Sunday proved to be a dangerous day for swimming at a North Carolina beach.
More than 40 people were rescued from rip currents at Wrightsville Beach between 9 a.m., when lifeguards started working, and late afternoon, said Dave Baker, ocean rescue director for the town of Wrightsville Beach.
He said red flags were flying at the beach all day
Red flags indicate a high rip current hazard and, when they are flying, swimmers are discouraged from getting in the water as “conditions are life threatening to all people who enter the surf,” according to the town.
The risk for rip currents on Sunday on Wrightsville Beach and across the North Carolina coast was moderate, according to the National Weather Service, meaning swimmers should swim near a lifeguard and “heed the advice of local beach patrol and flag warning systems.”

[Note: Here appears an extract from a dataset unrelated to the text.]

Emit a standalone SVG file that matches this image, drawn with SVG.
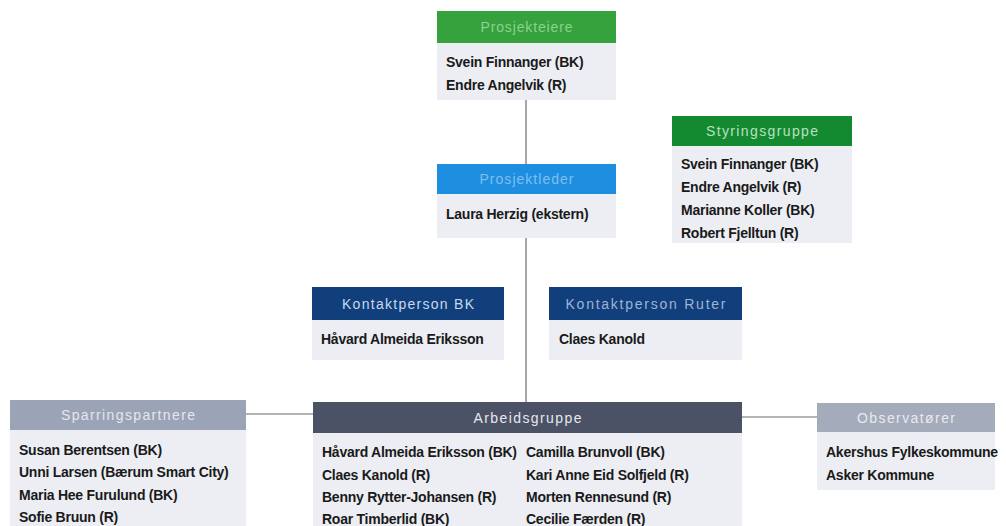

“Regardless of the color of the signal flags displayed, hazards may be present in the ocean at any time. Rip currents can form suddenly and other dangerous conditions could exist,” the town said.
About 60,000 swimmers are rescued each year by lifeguards at beaches, according to the town, and rip current rescues account for more than 80 percent of those.
If you are caught in a rip current, the NWS says to swim parallel to the shore until you are out of the current and then swim to shore. If you can’t escape it, float or tread water and wave or call for help, the NWS says.